Timo Miettinen // January 22 2016
The importance of designing for one
So you have found the ultra lucrative growth market that will be ripe to generate billions for everybody involved in the industry.
Including you. Big bucks. A share of that pie, oh boy, and you would be heading to the local Ferrari dealer!
With this approach, chances are that you will never sit behind the steering wheel of the Caballo Rampante. There is a real trap of building a business plan based on big numbers and large markets instead of focusing on creating a solution for just one customer.

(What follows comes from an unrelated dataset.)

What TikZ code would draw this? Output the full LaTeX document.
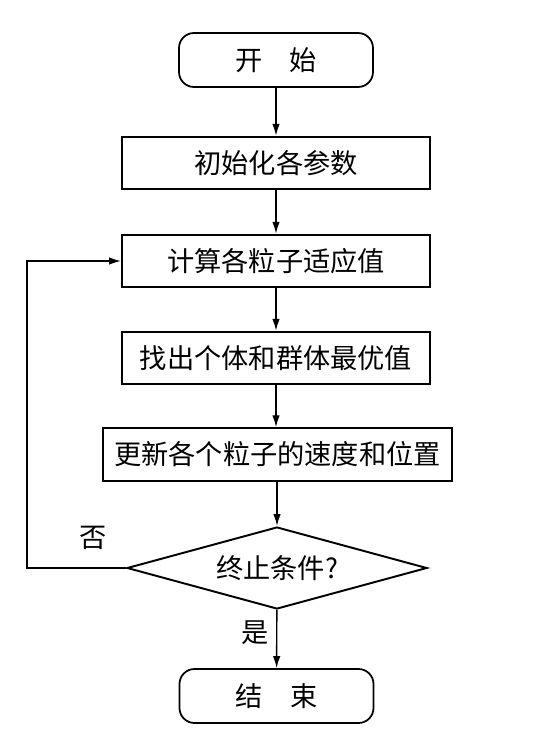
\documentclass[tikz,border=0pt]{standalone}
\usepackage{fontspec}
\newfontfamily\cjk{Noto Sans CJK SC}
\usetikzlibrary{shapes.geometric,arrows.meta}
\begin{document}
\begin{tikzpicture}[
    font=\cjk\fontsize{15.5}{18}\selectfont,
    term/.style={draw,line width=1pt,rounded corners=0.3cm,minimum width=3.88cm,minimum height=1.08cm,anchor=center},
    proc/.style={draw,line width=1.1pt,minimum width=6.16cm,minimum height=1.05cm,anchor=center},
    test/.style={draw,diamond,shape aspect=3.66,line width=1.1pt,inner sep=0pt,minimum width=6cm,minimum height=1.64cm,anchor=center},
    flow/.style={line width=0.8pt,-{Latex[length=2.4mm,width=1.5mm]}}]
        %% page
        \useasboundingbox (0,0) rectangle (10.7,-15.1);
        %% start
        \node[term] (start) at (5.52,-1.2) {开\quad 始};
        %% process boxes
        \node[proc] (init) at (5.52,-3.26) {初始化各参数};
        \node[proc] (fit) at (5.52,-5.22) {计算各粒子适应值};
        \node[proc] (best) at (5.52,-7.16) {找出个体和群体最优值};
        \node[proc,minimum width=6.98cm] (update) at (5.55,-9.09) {更新各个粒子的速度和位置};
        %% decision
        \node[test] (cond) at (5.54,-11.36) {终止条件?};
        %% end
        \node[term] (stop) at (5.53,-13.92) {结\quad 束};
        %% main arrows
        \draw[flow] (start) -- (init);
        \draw[flow] (init) -- (fit);
        \draw[flow] (fit) -- (best);
        \draw[flow] (best) -- (update.north -| best.south);
        \draw[flow] (update.south -| cond.north) -- (cond);
        \draw[flow] (cond) -- (stop);
        %% loop back
        \coordinate (back) at (0.54,-11.36);
        \draw[flow] (cond.west) -- (back) |- (fit.west);
        %% labels
        \node (no) at (1.86,-10.76) {否};
        \node (yes) at (5.1,-12.66) {是};
    \end{tikzpicture}
\end{document}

Take any large market and set a target to capture a certain share of the market, and your Excel will show a serious business case almost regardless of the size of the market share you will be aiming. 1% of billion dollars is 10 million, which sounds nice. The IOT market is forecast to be 150 Billion dollars soon, or more money that you can think of. Surely, I can grab a share of that, right?

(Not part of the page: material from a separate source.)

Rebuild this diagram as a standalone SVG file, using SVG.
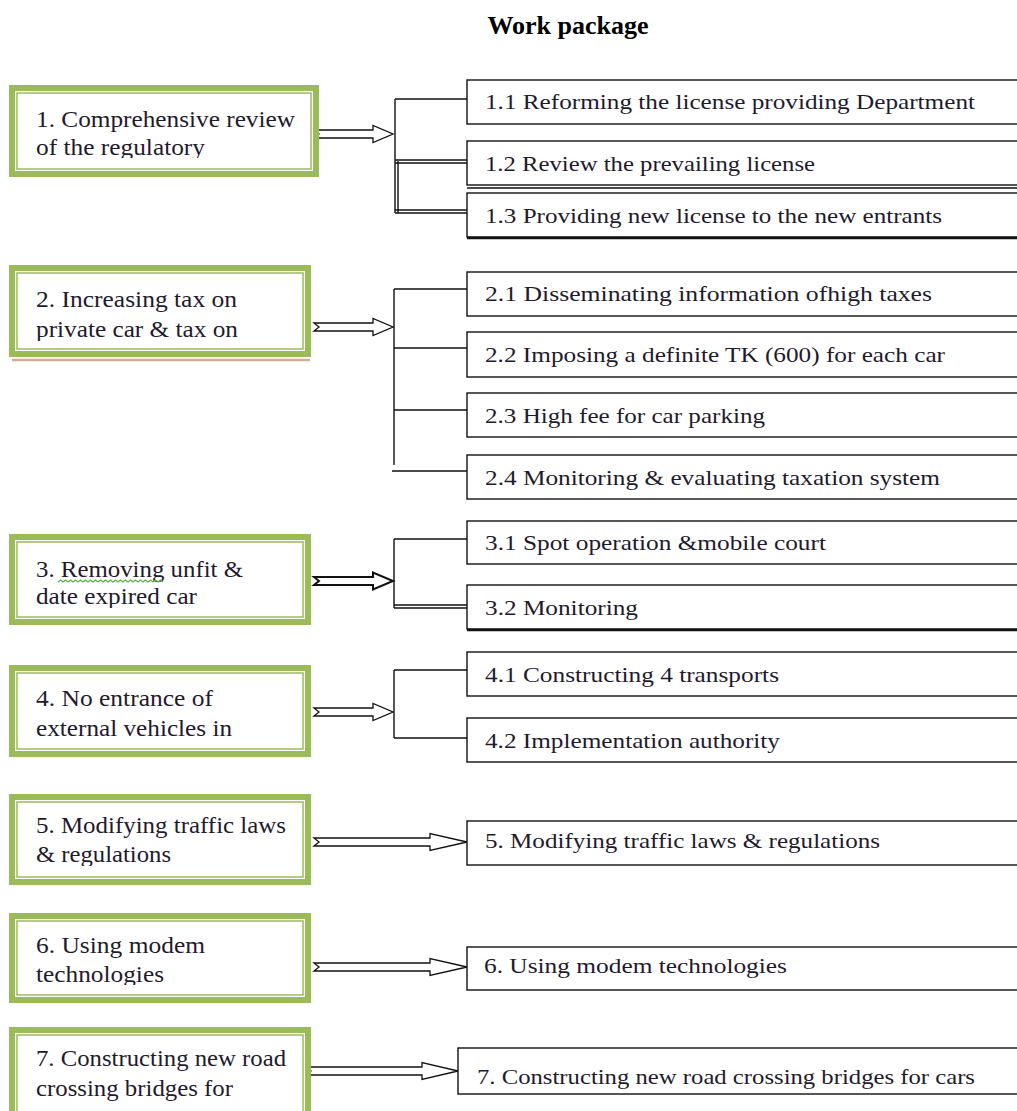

The problem is: this top-down method of planning tells more about the business potential, and less about the actual turnover that you can generate. Do you have any chance of actually getting any share of that pie?
The targeted revenue is a utopia, until you get the customers to buy from you.
Living in a utopia is … well, not for you.
To avoid the pitfalls of living in a dream world, consider the alternative approach instead: design your stuff for just one customer, bottom up.
Yes, just one.
Figure out what makes a single customer click so that s/he decides to open the wallet and buy from you.
This is the most important thing to get right in the beginning: the value proposition of a single customer. Whatever you do, needs to work one-on-one or it doesn’t work at all.
Over time, let the small numbers convert to big. One win, one invoice, one charge at a time.
When starting a small business, every new day starts with a disbelief seeing no payments in the cash register, and in the course of the day you see how the figures mount up to a total tally for the day.
This is the way how the millions and billions are made. You win the heart of one person at a time, make him happy and hopefully loyal to return again as a customer. When you can repeat the sale time after time, you can start scaling up your business.
What you don’t do is to convince a 10% of a market of 100 Billion during the next 12 months.
You do it one by one. Day after day.
Now this is a sobering thought and sets practical priorities for creating a feasible plan for a new business or product. After identifying the market you want to address, the most important thing in the plan is to focus on designing remarkable value for the customer and verifying that the value actually is there.
Get the small things right. The big numbers will follow.